• Work to do: Only the lines from the one containing "Reproduce this chart with Plotly." through the one containing "for the last" belong in the answer; copy them exactly and leave out pictures.

• Record set:
::::

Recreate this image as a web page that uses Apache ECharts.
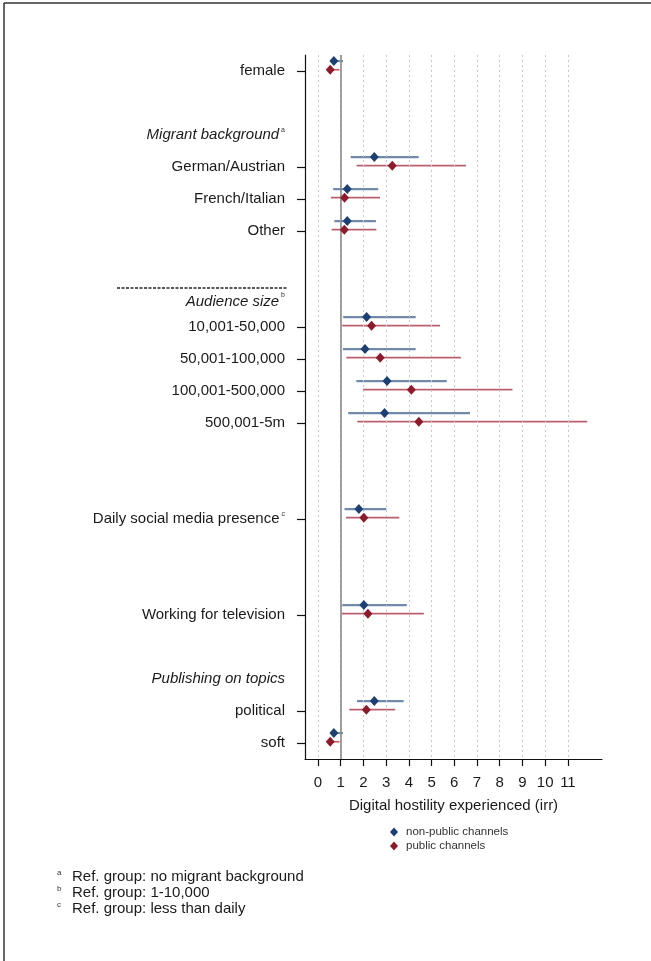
<!DOCTYPE html>
<html>
<head>
<meta charset="utf-8">
<script src="https://cdn.jsdelivr.net/npm/echarts@6/dist/echarts.min.js"></script>
<style>
html,body{margin:0;padding:0;background:#fff;}
#chart{width:651px;height:961px;}
</style>
</head>
<body>
<div id="chart"></div>
<script>
// Row layout of the y axis (top to bottom); '' = empty slot
const rowLabels = ['female', '', 'Migrant background', 'German/Austrian', 'French/Italian', 'Other', '',
  'Audience size', '10,001-50,000', '50,001-100,000', '100,001-500,000', '500,001-5m', '', '',
  'Daily social media presence', '', '', 'Working for television', '', 'Publishing on topics', 'political', 'soft'];
const headerRows = ['Migrant background', 'Audience size', 'Publishing on topics'];
const noteMarks = { 'Migrant background': 'a', 'Audience size': 'b', 'Daily social media presence': 'c' };

// Estimated rows
const dataRows = ['female', 'German/Austrian', 'French/Italian', 'Other', '10,001-50,000', '50,001-100,000',
  '100,001-500,000', '500,001-5m', 'Daily social media presence', 'Working for television', 'political', 'soft'];

const nonPublicIrr  = [0.70, 2.48, 1.29, 1.29, 2.14, 2.07, 3.04, 2.93, 1.80, 2.02, 2.48, 0.70];
const nonPublicLow  = [0.54, 1.44, 0.67, 0.72, 1.11, 1.10, 1.69, 1.33, 1.17, 1.07, 1.72, 0.57];
const nonPublicHigh = [1.10, 4.43, 2.65, 2.55, 4.30, 4.30, 5.67, 6.69, 3.01, 3.91, 3.77, 1.10];

const publicIrr  = [0.54, 3.27, 1.17, 1.16, 2.36, 2.74, 4.11, 4.44, 2.02, 2.20, 2.13, 0.54];
const publicLow  = [0.40, 1.70, 0.57, 0.60, 1.07, 1.25, 1.98, 1.73, 1.23, 1.04, 1.38, 0.40];
const publicHigh = [0.95, 6.51, 2.73, 2.57, 5.37, 6.29, 8.56, 11.85, 3.58, 4.66, 3.40, 0.95];

const xTicks = [0, 1, 2, 3, 4, 5, 6, 7, 8, 9, 10, 11];
const seriesNames = ['non-public channels', 'public channels'];
const footnotes = [['a', 'Ref. group: no migrant background'], ['b', 'Ref. group: 1-10,000'], ['c', 'Ref. group: less than daily']];

// styling
const BLUE = '#1d3f72', BLUE_CI = '#6f8aab';
const RED = '#8c1c2c', RED_CI = '#b95f6d';
const OFF_BLUE = -0.31, OFF_RED = -0.04;
const FONT = 'Liberation Sans, Arial, Helvetica, sans-serif';
const FS = 15;

function rowIdx(name) { return rowLabels.indexOf(name); }

function ciData(lo, hi, off) {
  return dataRows.map((r, i) => [lo[i], hi[i], rowIdx(r) + off]);
}
function ptData(v, off) {
  return dataRows.map((r, i) => [v[i], rowIdx(r) + off]);
}

function ciSeries(lo, hi, off, color, width) {
  return {
    type: 'custom', xAxisIndex: 0, yAxisIndex: 1, silent: true, z: 3,
    data: ciData(lo, hi, off),
    renderItem: function (params, api) {
      const a = api.coord([api.value(0), api.value(2)]);
      const b = api.coord([api.value(1), api.value(2)]);
      return { type: 'line', shape: { x1: a[0], y1: a[1], x2: b[0], y2: b[1] },
        style: { stroke: color, lineWidth: width } };
    }
  };
}

const chart = echarts.init(document.getElementById('chart'), null, { renderer: 'canvas' });

const option = {
  animation: false,
  backgroundColor: '#fff',
  textStyle: { fontFamily: FONT },
  grid: { left: 305, top: 55, width: 297, height: 704, containLabel: false },
  xAxis: [{
    type: 'value', min: -0.57, max: 12.5, position: 'bottom',
    axisLine: { show: true, onZero: false, lineStyle: { color: '#111', width: 1.2 } },
    axisTick: { show: true, customValues: xTicks, length: 7, lineStyle: { color: '#111', width: 1.2 } },
    axisLabel: { customValues: xTicks, fontSize: FS, color: '#1a1a1a', margin: 16, fontFamily: FONT },
    splitLine: { show: false },
    name: 'Digital hostility experienced (irr)', nameLocation: 'middle', nameGap: 39,
    nameTextStyle: { fontSize: 15, color: '#1a1a1a', fontFamily: FONT }
  }],
  yAxis: [{
    type: 'category', inverse: true, data: rowLabels, boundaryGap: true, position: 'left',
    axisLine: { show: true, onZero: false, lineStyle: { color: '#111', width: 1.2 } },
    axisTick: {
      show: true, alignWithLabel: true, length: 8, lineStyle: { color: '#111', width: 1.2 },
      interval: function (idx, val) { return dataRows.indexOf(val) >= 0; }
    },
    axisLabel: {
      interval: 0, margin: 20, fontSize: FS, color: '#1a1a1a', fontFamily: FONT,
      formatter: function (v) {
        if (!v) return '';
        const isH = headerRows.indexOf(v) >= 0;
        const shift = v === 'Audience size';
        let s = '{' + (isH ? (shift ? 'h2' : 'h') : 'n') + '|' + v + '}';
        if (noteMarks[v]) s += '{' + (shift ? 's2' : 's') + '| ' + noteMarks[v] + '}';
        return s;
      },
      rich: {
        n: { fontSize: FS, color: '#1a1a1a', fontFamily: FONT, lineHeight: 17 },
        h: { fontSize: FS, color: '#1a1a1a', fontStyle: 'italic', fontFamily: FONT, lineHeight: 17 },
        h2: { fontSize: FS, color: '#1a1a1a', fontStyle: 'italic', fontFamily: FONT, lineHeight: 17, padding: [14, 0, 0, 0] },
        s: { fontSize: 7, color: '#333', fontFamily: FONT, verticalAlign: 'top', lineHeight: 17 },
        s2: { fontSize: 7, color: '#333', fontFamily: FONT, verticalAlign: 'top', lineHeight: 17, padding: [5, 0, 0, 0] }
      }
    },
    splitLine: { show: false }
  }, {
    type: 'value', inverse: true, min: -0.5, max: rowLabels.length - 0.5, show: false
  }],
  legend: {
    data: seriesNames.map(n => ({ name: n, icon: 'diamond' })),
    orient: 'vertical', left: 385, top: 821, itemWidth: 8, itemHeight: 9, itemGap: 2,
    textStyle: { fontSize: 11.5, color: '#333', fontFamily: FONT, padding: [0, 0, 0, 3] }
  },
  series: [
    {
      type: 'line', name: '_grid', xAxisIndex: 0, yAxisIndex: 1, data: [], silent: true, z: 1,
      markLine: {
        silent: true, symbol: ['none', 'none'], label: { show: false }, animation: false,
        data: xTicks.map(t => ({ xAxis: t, lineStyle: { color: '#c9c9c9', type: [2, 3], width: 1 } }))
          .concat([{ xAxis: 1, lineStyle: { color: '#8a8a8a', type: 'solid', width: 1.6 } }])
      }
    },
    ciSeries(nonPublicLow, nonPublicHigh, OFF_BLUE, BLUE_CI, 2.2),
    ciSeries(publicLow, publicHigh, OFF_RED, RED_CI, 1.7),
    {
      type: 'scatter', name: seriesNames[0], xAxisIndex: 0, yAxisIndex: 1, z: 5,
      symbol: 'diamond', symbolSize: [9, 10], itemStyle: { color: BLUE, opacity: 1 },
      data: ptData(nonPublicIrr, OFF_BLUE)
    },
    {
      type: 'scatter', name: seriesNames[1], xAxisIndex: 0, yAxisIndex: 1, z: 5,
      symbol: 'diamond', symbolSize: [9, 10], itemStyle: { color: RED, opacity: 1 },
      data: ptData(publicIrr, OFF_RED)
    }
  ],
  graphic: [
    { type: 'line', shape: { x1: 4, y1: 3, x2: 651, y2: 3 }, style: { stroke: '#333', lineWidth: 1.5 } },
    { type: 'line', shape: { x1: 4, y1: 3, x2: 4, y2: 961 }, style: { stroke: '#333', lineWidth: 1.5 } },
    { type: 'line', shape: { x1: 117, y1: 288, x2: 287, y2: 288 }, style: { stroke: '#222', lineWidth: 1.5, lineDash: [3, 1.5] } },
    {
      type: 'text', left: 57, top: 869,
      style: {
        text: footnotes.map(f => '{s|' + f[0] + '}{t|' + f[1] + '}').join('\n'),
        rich: {
          s: { fontSize: 8, fill: '#333', verticalAlign: 'top', lineHeight: 16, fontFamily: FONT, width: 15 },
          t: { fontSize: FS, fill: '#1a1a1a', lineHeight: 16, fontFamily: FONT }
        }
      }
    }
  ]
};
chart.setOption(option);
</script>
</body>
</html>
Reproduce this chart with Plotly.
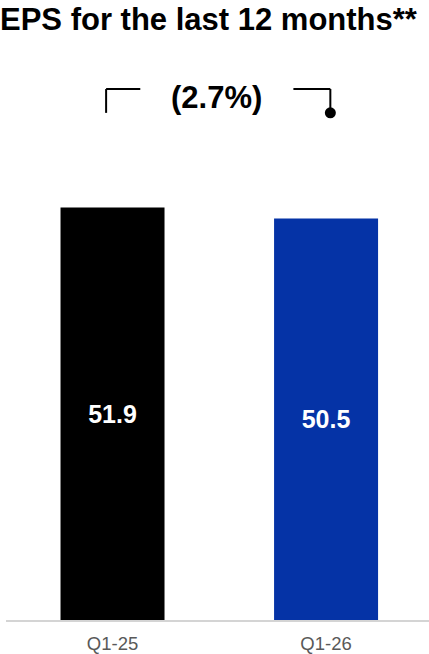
import plotly.graph_objects as go

# Trailing twelve-month EPS by quarter
categories = ["Q1-25", "Q1-26"]
eps_values = [51.9, 50.5]
bar_colors = ["#000000", "#0533A6"]

title_text = "EPS for the last 12 months**"

# Year-over-year change shown in the bracket, negative values in parentheses
change_pct = (eps_values[1] - eps_values[0]) / eps_values[0] * 100
change_label = f"({abs(change_pct):.1f}%)" if change_pct < 0 else f"{change_pct:.1f}%"

x_pos = list(range(len(categories)))
FONT = "Liberation Sans, Arial, sans-serif"

fig = go.Figure()
fig.add_trace(go.Bar(
    x=x_pos,
    y=eps_values,
    width=0.487,
    marker=dict(color=bar_colors, line=dict(width=0)),
    texttemplate="%{y:.1f}",
    textposition="inside",
    insidetextanchor="middle",
    textfont=dict(family=FONT, size=25, color="white", weight="bold"),
    hoverinfo="skip",
))

# Bracket linking the two bars, with the change label in its gap
y_top, y_bottom = 66.8, 63.8
left_x, right_x = x_pos[0] - 0.03, x_pos[1] + 0.02
line_style = dict(color="black", width=2)
fig.add_shape(type="line", x0=left_x, x1=left_x, y0=y_bottom, y1=y_top, line=line_style)
fig.add_shape(type="line", x0=left_x, x1=left_x + 0.16, y0=y_top, y1=y_top, line=line_style)
fig.add_shape(type="line", x0=right_x - 0.173, x1=right_x, y0=y_top, y1=y_top, line=line_style)
fig.add_shape(type="line", x0=right_x, x1=right_x, y0=y_top, y1=y_bottom, line=line_style)
fig.add_trace(go.Scatter(
    x=[right_x], y=[y_bottom], mode="markers",
    marker=dict(size=11, color="black"), hoverinfo="skip", cliponaxis=False,
))
fig.add_annotation(
    x=(x_pos[0] + x_pos[1]) / 2 - 0.015, y=(y_top + y_bottom) / 2 + 0.4,
    text=f"<b>{change_label}</b>", showarrow=False,
    font=dict(family=FONT, size=31, color="black"),
    xanchor="center", yanchor="middle",
)

fig.update_layout(
    width=429, height=654,
    margin=dict(l=6, r=0, t=0, b=34),
    paper_bgcolor="white", plot_bgcolor="white",
    showlegend=False,
    title=dict(
        text=f"<b>{title_text}</b>",
        font=dict(family=FONT, size=31, color="black"),
        xref="container", x=0.0, xanchor="left",
        yref="container", y=1 - 19 / 654, yanchor="middle",
        pad=dict(l=0, t=0, b=0, r=0),
    ),
    xaxis=dict(
        range=[-0.4988, 1.482],
        tickvals=x_pos, ticktext=categories,
        showgrid=False, zeroline=False,
        showline=True, linecolor="#d4d4d4", linewidth=1.5,
        ticks="", ticklabelstandoff=6,
        tickfont=dict(family=FONT, size=18.5, color="#595959"),
        fixedrange=True,
    ),
    yaxis=dict(
        range=[0, 78], visible=False, showgrid=False, zeroline=False,
        fixedrange=True,
    ),
)

fig.write_html("out.html")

::::

• The result:
Reproduce this chart with Plotly.
import plotly.graph_objects as go

# Trailing twelve-month EPS by quarter
categories = ["Q1-25", "Q1-26"]
eps_values = [51.9, 50.5]
bar_colors = ["#000000", "#0533A6"]

title_text = "EPS for the last 12 months**"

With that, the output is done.